◆ Given problem
Among the entries below, find the line with "Recreate this image", then quote it and each following line up to and including the line with "import * as", and nothing else.

[BEGIN Data shown]

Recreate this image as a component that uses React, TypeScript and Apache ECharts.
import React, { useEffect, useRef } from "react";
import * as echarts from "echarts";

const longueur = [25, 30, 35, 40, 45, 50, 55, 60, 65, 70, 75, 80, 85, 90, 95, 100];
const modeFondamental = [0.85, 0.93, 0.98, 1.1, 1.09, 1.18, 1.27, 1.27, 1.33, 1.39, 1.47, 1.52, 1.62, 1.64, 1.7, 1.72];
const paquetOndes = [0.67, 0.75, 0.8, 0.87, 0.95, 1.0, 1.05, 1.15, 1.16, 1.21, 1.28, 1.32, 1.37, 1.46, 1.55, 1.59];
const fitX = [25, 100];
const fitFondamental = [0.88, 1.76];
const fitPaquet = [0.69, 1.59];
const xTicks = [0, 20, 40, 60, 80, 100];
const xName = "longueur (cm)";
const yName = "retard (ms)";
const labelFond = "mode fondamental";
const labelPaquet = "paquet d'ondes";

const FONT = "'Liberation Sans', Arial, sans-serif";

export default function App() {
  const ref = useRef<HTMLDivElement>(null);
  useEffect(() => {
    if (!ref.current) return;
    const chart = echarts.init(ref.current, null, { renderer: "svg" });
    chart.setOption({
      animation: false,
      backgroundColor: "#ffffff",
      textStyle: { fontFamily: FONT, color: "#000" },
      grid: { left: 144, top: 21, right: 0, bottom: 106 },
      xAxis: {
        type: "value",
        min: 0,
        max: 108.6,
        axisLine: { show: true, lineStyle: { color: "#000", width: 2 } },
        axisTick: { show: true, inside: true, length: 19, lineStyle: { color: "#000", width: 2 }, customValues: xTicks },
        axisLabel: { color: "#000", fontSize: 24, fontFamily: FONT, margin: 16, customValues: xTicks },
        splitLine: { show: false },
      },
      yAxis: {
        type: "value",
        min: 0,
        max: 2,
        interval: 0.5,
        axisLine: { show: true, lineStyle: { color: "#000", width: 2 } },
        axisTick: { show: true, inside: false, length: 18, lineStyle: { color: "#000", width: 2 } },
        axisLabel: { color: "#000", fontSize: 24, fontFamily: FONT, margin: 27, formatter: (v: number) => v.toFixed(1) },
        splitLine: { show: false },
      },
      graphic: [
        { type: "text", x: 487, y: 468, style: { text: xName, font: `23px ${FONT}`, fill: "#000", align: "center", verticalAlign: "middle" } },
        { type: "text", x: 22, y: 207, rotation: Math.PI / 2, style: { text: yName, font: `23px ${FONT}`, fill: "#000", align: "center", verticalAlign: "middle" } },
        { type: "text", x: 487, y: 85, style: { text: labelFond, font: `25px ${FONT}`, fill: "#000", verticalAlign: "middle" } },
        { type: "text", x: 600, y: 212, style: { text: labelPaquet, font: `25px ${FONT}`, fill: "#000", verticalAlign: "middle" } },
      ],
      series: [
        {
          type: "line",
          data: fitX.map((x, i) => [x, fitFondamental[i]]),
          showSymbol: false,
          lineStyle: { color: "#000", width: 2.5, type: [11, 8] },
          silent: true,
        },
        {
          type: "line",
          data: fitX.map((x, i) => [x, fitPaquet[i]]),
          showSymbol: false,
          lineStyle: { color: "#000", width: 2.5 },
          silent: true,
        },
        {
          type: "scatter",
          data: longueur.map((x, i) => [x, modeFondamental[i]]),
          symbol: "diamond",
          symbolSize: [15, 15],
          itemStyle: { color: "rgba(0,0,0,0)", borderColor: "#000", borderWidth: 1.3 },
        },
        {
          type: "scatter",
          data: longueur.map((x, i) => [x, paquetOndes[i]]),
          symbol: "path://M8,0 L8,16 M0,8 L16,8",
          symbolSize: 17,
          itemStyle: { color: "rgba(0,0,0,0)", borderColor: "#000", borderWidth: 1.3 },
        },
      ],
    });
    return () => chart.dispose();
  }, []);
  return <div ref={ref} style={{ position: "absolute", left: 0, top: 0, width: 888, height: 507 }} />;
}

[END Data shown]
[BEGIN Data shown]

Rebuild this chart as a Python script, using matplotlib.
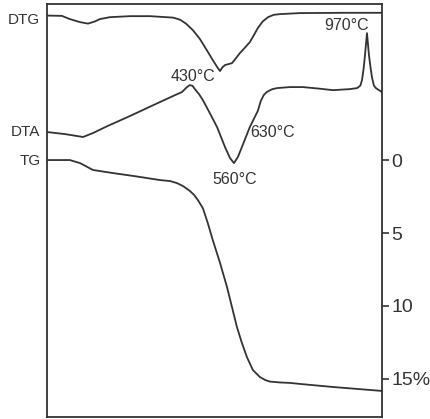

[END Data shown]
[BEGIN Data shown]

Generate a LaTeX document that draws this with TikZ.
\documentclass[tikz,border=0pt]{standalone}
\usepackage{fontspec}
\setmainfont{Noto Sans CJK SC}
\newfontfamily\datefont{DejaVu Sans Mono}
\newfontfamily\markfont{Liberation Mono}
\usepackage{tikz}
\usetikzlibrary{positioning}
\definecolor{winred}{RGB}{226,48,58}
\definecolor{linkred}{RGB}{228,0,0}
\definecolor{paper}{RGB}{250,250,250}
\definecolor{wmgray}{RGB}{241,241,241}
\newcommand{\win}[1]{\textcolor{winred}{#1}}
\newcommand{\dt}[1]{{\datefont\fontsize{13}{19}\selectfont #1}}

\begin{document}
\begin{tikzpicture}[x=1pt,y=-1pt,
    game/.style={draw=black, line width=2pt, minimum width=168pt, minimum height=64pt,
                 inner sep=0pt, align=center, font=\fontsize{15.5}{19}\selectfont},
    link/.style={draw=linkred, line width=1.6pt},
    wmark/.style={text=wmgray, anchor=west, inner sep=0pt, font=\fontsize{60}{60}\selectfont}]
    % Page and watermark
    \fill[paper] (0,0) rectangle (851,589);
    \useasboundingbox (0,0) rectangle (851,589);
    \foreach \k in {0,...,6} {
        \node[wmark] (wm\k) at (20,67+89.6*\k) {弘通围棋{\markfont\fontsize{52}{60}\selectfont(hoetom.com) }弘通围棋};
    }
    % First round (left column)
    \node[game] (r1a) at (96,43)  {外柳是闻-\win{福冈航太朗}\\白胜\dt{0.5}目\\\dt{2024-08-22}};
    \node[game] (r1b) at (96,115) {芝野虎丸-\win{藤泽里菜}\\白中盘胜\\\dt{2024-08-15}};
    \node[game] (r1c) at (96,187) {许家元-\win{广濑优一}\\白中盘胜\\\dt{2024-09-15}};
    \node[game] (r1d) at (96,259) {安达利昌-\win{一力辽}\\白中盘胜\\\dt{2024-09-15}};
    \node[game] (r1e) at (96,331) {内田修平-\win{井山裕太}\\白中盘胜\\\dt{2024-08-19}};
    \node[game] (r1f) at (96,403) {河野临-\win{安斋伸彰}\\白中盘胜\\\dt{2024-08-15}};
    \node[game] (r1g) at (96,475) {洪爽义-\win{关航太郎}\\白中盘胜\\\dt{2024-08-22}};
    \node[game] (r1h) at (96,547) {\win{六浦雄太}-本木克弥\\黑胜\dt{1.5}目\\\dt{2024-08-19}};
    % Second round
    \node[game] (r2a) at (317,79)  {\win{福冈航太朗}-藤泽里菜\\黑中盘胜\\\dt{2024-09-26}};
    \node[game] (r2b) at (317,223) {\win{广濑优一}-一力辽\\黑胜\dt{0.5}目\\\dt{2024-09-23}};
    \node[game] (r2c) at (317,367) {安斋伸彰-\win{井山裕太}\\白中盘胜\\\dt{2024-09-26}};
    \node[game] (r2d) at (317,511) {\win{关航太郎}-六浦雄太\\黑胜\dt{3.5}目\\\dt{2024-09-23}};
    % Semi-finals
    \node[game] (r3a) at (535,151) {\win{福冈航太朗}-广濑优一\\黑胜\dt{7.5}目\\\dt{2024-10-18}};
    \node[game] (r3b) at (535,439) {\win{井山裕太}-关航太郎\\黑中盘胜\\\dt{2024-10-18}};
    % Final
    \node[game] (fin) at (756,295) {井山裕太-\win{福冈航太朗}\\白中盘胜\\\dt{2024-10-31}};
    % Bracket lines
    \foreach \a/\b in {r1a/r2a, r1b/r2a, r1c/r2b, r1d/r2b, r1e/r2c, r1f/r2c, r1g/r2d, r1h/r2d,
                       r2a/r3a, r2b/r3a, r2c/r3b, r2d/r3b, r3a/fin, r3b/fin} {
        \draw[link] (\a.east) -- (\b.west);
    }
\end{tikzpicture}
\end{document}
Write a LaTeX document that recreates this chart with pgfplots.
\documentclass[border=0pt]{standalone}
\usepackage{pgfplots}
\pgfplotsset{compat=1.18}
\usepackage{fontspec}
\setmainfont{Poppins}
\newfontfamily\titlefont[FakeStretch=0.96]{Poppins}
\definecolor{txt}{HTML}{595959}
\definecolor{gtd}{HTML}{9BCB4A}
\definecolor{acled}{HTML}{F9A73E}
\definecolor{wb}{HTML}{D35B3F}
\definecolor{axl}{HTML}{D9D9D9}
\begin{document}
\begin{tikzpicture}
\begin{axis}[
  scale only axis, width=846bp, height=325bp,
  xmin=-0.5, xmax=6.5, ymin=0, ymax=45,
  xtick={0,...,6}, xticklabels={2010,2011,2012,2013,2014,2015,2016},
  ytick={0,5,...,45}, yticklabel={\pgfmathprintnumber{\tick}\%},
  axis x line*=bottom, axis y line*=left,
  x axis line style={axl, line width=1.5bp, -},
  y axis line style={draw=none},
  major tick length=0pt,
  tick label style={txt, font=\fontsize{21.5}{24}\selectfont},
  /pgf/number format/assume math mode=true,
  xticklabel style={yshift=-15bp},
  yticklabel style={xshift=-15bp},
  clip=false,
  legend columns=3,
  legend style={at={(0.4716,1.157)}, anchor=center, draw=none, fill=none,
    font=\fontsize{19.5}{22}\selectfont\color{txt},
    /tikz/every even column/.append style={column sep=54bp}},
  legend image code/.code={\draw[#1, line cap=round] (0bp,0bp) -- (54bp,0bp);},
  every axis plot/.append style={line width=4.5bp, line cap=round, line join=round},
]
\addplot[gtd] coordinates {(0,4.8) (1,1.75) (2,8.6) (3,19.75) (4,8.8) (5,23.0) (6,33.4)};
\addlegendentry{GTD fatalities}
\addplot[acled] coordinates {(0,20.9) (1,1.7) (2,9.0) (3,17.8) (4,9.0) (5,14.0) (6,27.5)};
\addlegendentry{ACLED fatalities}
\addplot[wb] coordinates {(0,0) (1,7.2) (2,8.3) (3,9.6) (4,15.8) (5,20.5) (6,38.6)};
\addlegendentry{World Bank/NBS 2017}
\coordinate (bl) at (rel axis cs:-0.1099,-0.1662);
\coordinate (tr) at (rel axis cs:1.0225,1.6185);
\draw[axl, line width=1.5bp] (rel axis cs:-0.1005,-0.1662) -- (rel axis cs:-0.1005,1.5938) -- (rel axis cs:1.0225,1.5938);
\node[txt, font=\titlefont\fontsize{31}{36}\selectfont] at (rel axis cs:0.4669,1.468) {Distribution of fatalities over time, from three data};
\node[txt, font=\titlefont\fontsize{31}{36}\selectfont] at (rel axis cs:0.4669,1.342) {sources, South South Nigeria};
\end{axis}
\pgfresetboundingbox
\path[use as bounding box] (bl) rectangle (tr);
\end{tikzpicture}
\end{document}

[END Data shown]

◆ Answer to this task
Recreate this image as a component that uses React, TypeScript and Apache ECharts.
import React, { useEffect, useRef } from "react";
import * as echarts from "echarts";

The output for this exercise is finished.